**Given material:**
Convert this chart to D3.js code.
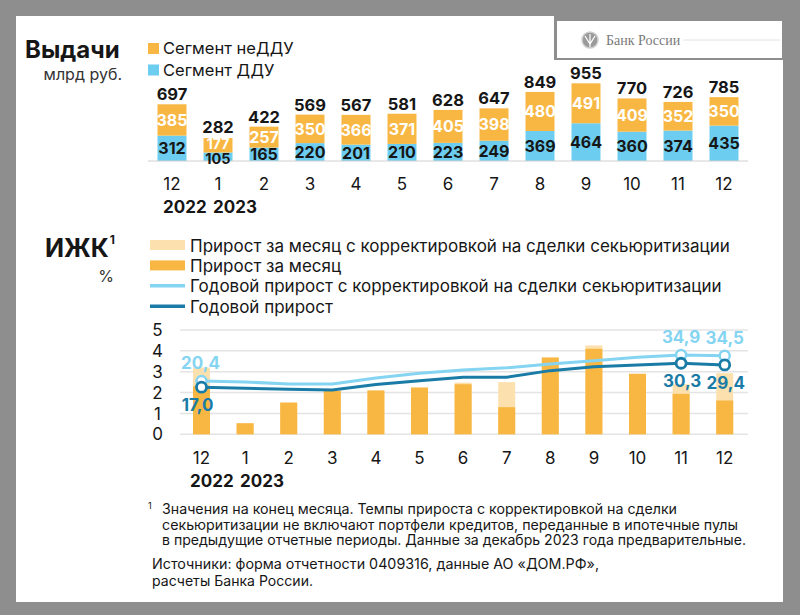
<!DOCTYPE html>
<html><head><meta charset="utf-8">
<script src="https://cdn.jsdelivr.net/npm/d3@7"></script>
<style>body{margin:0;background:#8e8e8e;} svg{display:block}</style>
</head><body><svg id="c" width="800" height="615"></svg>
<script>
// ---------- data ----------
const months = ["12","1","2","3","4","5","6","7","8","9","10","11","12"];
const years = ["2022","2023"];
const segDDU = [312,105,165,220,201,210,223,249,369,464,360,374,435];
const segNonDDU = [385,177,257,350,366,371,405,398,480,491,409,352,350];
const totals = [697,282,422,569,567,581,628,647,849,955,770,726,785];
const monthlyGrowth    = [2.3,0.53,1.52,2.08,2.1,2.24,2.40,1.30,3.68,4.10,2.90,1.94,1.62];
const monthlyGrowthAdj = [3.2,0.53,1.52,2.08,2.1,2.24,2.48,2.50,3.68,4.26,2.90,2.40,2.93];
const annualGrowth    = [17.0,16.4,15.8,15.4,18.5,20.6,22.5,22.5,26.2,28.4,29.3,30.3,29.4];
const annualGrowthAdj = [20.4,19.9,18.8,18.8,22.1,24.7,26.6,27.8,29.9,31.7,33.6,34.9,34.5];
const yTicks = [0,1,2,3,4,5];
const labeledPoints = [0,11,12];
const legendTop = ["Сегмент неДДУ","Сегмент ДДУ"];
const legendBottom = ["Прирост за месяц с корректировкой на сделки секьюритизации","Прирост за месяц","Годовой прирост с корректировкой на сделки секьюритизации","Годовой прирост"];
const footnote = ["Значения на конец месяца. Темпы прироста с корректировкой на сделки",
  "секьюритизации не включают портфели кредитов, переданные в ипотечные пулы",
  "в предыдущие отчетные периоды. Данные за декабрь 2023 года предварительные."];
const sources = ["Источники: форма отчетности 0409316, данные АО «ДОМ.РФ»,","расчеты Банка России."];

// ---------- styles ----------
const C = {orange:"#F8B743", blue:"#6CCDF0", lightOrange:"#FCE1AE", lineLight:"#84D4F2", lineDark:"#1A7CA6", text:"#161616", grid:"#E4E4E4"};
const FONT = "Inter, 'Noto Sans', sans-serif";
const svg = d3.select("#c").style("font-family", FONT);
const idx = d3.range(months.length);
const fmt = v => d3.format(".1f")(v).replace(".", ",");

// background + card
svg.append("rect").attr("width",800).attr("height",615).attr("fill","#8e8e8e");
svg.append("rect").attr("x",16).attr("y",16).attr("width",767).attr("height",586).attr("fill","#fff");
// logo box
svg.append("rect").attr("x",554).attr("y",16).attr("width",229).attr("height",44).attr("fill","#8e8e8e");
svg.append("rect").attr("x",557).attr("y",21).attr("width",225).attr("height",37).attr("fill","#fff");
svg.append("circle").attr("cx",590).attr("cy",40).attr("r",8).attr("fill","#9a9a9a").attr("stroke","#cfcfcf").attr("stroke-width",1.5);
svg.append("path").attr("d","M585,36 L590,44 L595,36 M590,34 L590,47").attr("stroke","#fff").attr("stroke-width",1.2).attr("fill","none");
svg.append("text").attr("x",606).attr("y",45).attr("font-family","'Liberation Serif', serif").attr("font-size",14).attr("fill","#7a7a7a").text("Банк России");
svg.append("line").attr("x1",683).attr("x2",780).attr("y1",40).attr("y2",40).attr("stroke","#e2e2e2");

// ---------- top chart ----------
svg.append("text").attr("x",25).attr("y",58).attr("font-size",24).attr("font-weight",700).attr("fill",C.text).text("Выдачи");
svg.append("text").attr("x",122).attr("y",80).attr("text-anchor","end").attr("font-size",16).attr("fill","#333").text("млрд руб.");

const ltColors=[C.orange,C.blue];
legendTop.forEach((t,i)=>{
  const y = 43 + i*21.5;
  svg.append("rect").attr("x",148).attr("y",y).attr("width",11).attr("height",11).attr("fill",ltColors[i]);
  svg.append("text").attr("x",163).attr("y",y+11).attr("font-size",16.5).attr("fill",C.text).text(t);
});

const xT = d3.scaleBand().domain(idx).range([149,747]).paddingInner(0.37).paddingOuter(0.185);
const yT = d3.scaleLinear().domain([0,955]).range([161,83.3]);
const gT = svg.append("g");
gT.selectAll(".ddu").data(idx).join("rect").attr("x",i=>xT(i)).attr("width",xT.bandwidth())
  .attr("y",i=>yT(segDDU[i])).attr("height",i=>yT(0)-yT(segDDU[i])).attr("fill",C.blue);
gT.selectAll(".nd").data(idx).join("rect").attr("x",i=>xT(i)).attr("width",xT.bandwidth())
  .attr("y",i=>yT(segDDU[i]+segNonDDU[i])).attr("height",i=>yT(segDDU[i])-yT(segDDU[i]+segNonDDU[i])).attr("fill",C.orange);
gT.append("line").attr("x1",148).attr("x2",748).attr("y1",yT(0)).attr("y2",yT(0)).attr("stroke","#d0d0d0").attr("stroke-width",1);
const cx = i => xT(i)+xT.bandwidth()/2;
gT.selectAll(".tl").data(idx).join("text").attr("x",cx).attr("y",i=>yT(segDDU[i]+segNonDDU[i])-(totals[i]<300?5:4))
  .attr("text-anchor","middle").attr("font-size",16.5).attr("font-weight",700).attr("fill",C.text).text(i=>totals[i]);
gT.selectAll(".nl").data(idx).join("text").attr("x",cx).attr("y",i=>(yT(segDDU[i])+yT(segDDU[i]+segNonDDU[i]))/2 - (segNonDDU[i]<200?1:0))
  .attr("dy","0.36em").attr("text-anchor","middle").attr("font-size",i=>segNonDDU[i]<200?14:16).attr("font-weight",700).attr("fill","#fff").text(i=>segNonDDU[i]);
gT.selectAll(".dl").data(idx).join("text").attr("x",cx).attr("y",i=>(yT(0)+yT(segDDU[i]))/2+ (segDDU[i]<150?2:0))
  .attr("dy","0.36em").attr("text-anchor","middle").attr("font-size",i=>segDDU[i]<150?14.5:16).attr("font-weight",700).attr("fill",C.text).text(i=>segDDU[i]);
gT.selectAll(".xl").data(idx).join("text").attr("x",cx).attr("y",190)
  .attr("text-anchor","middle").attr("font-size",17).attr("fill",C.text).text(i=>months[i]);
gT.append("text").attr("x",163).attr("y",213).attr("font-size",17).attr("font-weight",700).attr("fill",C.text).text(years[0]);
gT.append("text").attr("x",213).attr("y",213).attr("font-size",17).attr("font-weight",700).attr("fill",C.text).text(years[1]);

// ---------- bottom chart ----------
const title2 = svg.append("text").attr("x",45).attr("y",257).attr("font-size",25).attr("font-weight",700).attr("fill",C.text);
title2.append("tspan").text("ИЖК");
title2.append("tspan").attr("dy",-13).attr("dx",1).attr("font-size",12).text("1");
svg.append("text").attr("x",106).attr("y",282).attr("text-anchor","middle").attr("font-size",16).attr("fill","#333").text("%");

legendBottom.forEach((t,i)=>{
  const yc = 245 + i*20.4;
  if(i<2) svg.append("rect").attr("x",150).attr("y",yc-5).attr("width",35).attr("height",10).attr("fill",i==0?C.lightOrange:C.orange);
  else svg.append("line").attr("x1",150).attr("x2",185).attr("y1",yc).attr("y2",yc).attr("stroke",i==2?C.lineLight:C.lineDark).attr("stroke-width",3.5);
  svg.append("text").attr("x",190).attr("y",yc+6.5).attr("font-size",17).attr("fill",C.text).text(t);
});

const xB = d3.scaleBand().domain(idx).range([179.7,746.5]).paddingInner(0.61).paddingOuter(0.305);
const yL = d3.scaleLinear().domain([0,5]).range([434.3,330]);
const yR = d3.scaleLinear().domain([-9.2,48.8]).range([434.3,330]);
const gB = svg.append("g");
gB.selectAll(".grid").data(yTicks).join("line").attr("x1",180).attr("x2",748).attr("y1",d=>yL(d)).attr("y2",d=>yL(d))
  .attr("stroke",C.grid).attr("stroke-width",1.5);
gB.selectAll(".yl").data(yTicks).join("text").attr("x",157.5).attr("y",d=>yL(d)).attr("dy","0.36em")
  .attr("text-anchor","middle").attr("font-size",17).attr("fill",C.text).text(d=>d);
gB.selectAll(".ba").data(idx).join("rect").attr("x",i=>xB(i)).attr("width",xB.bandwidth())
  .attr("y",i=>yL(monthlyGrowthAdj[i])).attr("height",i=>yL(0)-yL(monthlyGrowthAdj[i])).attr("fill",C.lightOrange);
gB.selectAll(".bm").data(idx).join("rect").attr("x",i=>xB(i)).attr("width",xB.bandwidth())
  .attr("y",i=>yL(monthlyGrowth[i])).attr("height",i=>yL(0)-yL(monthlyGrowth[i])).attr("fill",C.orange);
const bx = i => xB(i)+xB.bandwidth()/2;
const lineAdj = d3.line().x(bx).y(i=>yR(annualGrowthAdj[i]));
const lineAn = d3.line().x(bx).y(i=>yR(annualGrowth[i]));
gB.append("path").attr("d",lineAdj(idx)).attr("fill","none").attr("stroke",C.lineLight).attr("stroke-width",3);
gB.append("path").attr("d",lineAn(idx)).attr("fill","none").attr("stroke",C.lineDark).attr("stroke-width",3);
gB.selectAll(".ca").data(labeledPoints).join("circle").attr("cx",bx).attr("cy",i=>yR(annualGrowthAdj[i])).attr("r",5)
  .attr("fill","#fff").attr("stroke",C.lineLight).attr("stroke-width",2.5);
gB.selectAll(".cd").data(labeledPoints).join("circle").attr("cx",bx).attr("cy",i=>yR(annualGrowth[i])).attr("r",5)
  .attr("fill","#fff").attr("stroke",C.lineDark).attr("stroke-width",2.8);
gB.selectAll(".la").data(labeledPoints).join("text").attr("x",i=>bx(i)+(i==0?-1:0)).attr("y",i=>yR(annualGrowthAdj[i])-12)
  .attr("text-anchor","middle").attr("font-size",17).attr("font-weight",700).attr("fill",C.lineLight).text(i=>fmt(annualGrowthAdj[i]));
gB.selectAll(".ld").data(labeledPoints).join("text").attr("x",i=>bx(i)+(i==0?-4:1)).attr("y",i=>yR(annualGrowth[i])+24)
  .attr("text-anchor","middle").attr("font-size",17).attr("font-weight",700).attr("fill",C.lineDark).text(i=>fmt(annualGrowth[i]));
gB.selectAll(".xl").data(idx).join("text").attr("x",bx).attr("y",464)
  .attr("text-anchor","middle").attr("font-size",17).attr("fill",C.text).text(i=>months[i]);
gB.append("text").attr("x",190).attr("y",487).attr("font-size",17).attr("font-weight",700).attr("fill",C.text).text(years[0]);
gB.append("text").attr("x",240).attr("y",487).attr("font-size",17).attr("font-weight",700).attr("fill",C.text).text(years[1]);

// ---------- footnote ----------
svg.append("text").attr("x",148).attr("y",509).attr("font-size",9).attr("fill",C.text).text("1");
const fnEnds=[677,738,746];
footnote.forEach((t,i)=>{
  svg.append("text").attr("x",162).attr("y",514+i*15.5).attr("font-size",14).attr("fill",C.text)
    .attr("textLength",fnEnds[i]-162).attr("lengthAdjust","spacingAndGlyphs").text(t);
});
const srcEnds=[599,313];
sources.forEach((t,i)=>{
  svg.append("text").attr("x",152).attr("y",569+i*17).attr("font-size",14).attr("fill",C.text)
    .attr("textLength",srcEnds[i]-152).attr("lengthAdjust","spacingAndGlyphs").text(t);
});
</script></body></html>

**Stated problem:**
Look through the material and copy each line that has "chart".

**Exercise response:**
Convert this chart to D3.js code.
// ---------- top chart ----------
// ---------- bottom chart ----------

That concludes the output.